In Wicca’s absence, it is likely the Neo-Druidry would have played an even greater role in the development of Neo-Pagan ritual forms. The early druid orders, like the Ancient Order of Druids, were esoteric fraternities, but later Neo-Druidic orders — like the Order of Bards Ovates and Druids (OBOD) founded by Ross Nichols in 1964 and Ar nDraiocht Fein (ADF) founded by Isaac Bonewits in 1983 — were more Neo-Pagan in orientation. In the absence of the Wicca’s influence, it is possible that the Neo-Druidic three-fold division of sacred space into Land, Sea, and Sky or the ADF horizontal three-fold division into the Fire, the Well and the Tree would have taken the place of Wicca’s lateral four-fold division.
These Neo-Druidic ritual forms would have been spread through the Green Egg magazine and through the festival culture, just as Wiccan ritual forms were. Neo-Druidic terminology and ritual forms may have become the lingua franca for public Pagan events. Instead of complaining about Wicca-centric bias at Pan-Pagan gatherings, we would perhaps be complaining about a Druid-centric bias. And instead of debating whether Gerald Gardner “invented” Wicca, we would be debating whether Iolo Morganwg was inspired to forge the Barddas.
We would still have the Wheel of the Year, and the names might even be the same — with the exception of “Mabon”, which was an invention of Aidan Kelly, who was a member of NROOGD, which would not have existed in this thought experiment.
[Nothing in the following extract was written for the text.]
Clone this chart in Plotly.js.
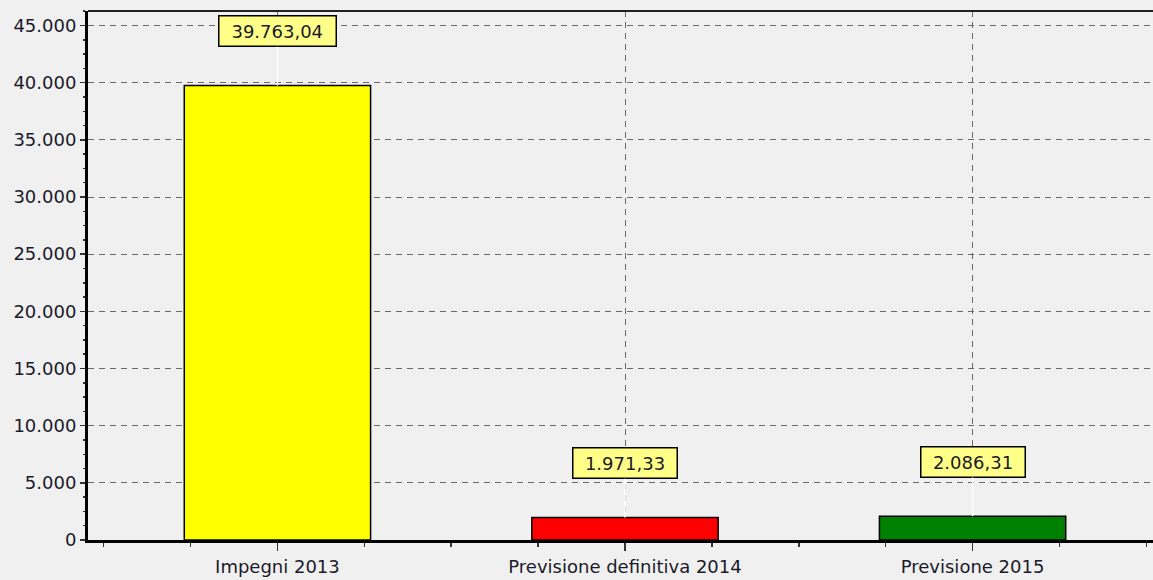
<!DOCTYPE html>
<html>
<head>
<meta charset="utf-8">
<script src="https://cdn.plot.ly/plotly-3.0.1.min.js"></script>
<style>
html,body{margin:0;padding:0;background:#f0f0f0;overflow:hidden;width:1153px;height:580px;}
#chart{width:1175px;height:580px;}
</style>
</head>
<body>
<div id="chart"></div>
<script>
var categories = ['Impegni 2013', 'Previsione definitiva 2014', 'Previsione 2015'];
var values = [39763.04, 1971.33, 2086.31];
var barColors = ['#ffff00', '#ff0000', '#008000'];
var yTickValues = [0, 5000, 10000, 15000, 20000, 25000, 30000, 35000, 40000, 45000];

function fmtIt(v) {
  var parts = v.toFixed(2).split('.');
  var intPart = parts[0].replace(/\B(?=(\d{3})+(?!\d))/g, '.');
  return intPart + ',' + parts[1];
}

var xs = categories.map(function (c, i) { return i; });
var FONT = 'DejaVu Sans, Verdana, sans-serif';

var trace = {
  type: 'bar',
  x: xs,
  y: values,
  width: 0.536,
  marker: { color: barColors, line: { color: '#000000', width: 1.5 } },
  hoverinfo: 'none'
};

var annotations = values.map(function (v, i) {
  var t = fmtIt(v);
  return {
    x: i, y: v, xref: 'x', yref: 'y',
    text: t,
    showarrow: true, arrowhead: 0, arrowcolor: '#ffffff', arrowwidth: 1.5,
    ax: 0, ay: -54, standoff: 0,
    bgcolor: '#ffff88', bordercolor: '#000000', borderwidth: 1.5, borderpad: 4,
    width: t.length * 12.5 - 5,
    font: { family: FONT, size: 18, color: '#1a1a2a' }
  };
});

var layout = {
  width: 1175, height: 580,
  margin: { l: 88, r: 13, t: 11, b: 40 },
  paper_bgcolor: '#f0f0f0',
  plot_bgcolor: '#f0f0f0',
  separators: ',.',
  showlegend: false,
  font: { family: FONT, size: 18, color: '#1a1a2a' },
  xaxis: {
    range: [-0.545, 2.545],
    tickmode: 'array',
    tickvals: xs,
    ticktext: categories,
    ticks: 'outside', ticklen: 8, tickwidth: 1.5, tickcolor: '#333',
    showgrid: true, gridcolor: '#6a6a6a', gridwidth: 1, griddash: '6px,5px',
    showline: true, linecolor: '#000', linewidth: 3,
    zeroline: false,
    minor: { tickmode: 'linear', tick0: 0, dtick: 0.25, ticks: 'outside', ticklen: 4, tickcolor: '#333', tickwidth: 1.5, showgrid: false },
    tickfont: { family: FONT, size: 18, color: '#1a1a2a' }
  },
  yaxis: {
    range: [0, 46270],
    tickmode: 'array',
    tickvals: yTickValues,
    ticktext: yTickValues.map(function (v) { return v === 0 ? '0' : String(v).replace(/\B(?=(\d{3})+(?!\d))/g, '.'); }),
    ticks: 'outside', ticklen: 5, tickwidth: 1.5, tickcolor: '#333',
    showgrid: true, gridcolor: '#6a6a6a', gridwidth: 1, griddash: '6px,5px',
    showline: true, linecolor: '#000', linewidth: 3,
    zeroline: false,
    minor: { tickmode: 'linear', tick0: 0, dtick: 1250, ticks: 'outside', ticklen: 2, tickcolor: '#333', tickwidth: 1.5, showgrid: false },
    tickfont: { family: FONT, size: 18, color: '#1a1a2a' }
  },
  shapes: [
    { type: 'line', xref: 'paper', yref: 'paper', x0: 0, x1: 1, y0: 1, y1: 1, line: { color: '#222', width: 2 } }
  ],
  annotations: annotations
};

Plotly.newPlot('chart', [trace], layout, { staticPlot: true, displayModeBar: false });
</script>
</body>
</html>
In summary, without Wicca — and with the influence of esostericism thorough Wicca — Neo-Paganism might outwardly look somewhat different, especially to those who came to Neo-Paganism through Wicca or who practice a Wiccanate form of Paganism. But for other Neo-Pagans, the differences might not be all that significant. Some of us might feel the loss, especially if the esoteric elements are important to us, but others wouldn’t. But in spite of these differences, there would still be a vibrant and growing Neo-Pagan community, with unique ritual forms and a profound theology — even if Gerald Gardner had never become a witch.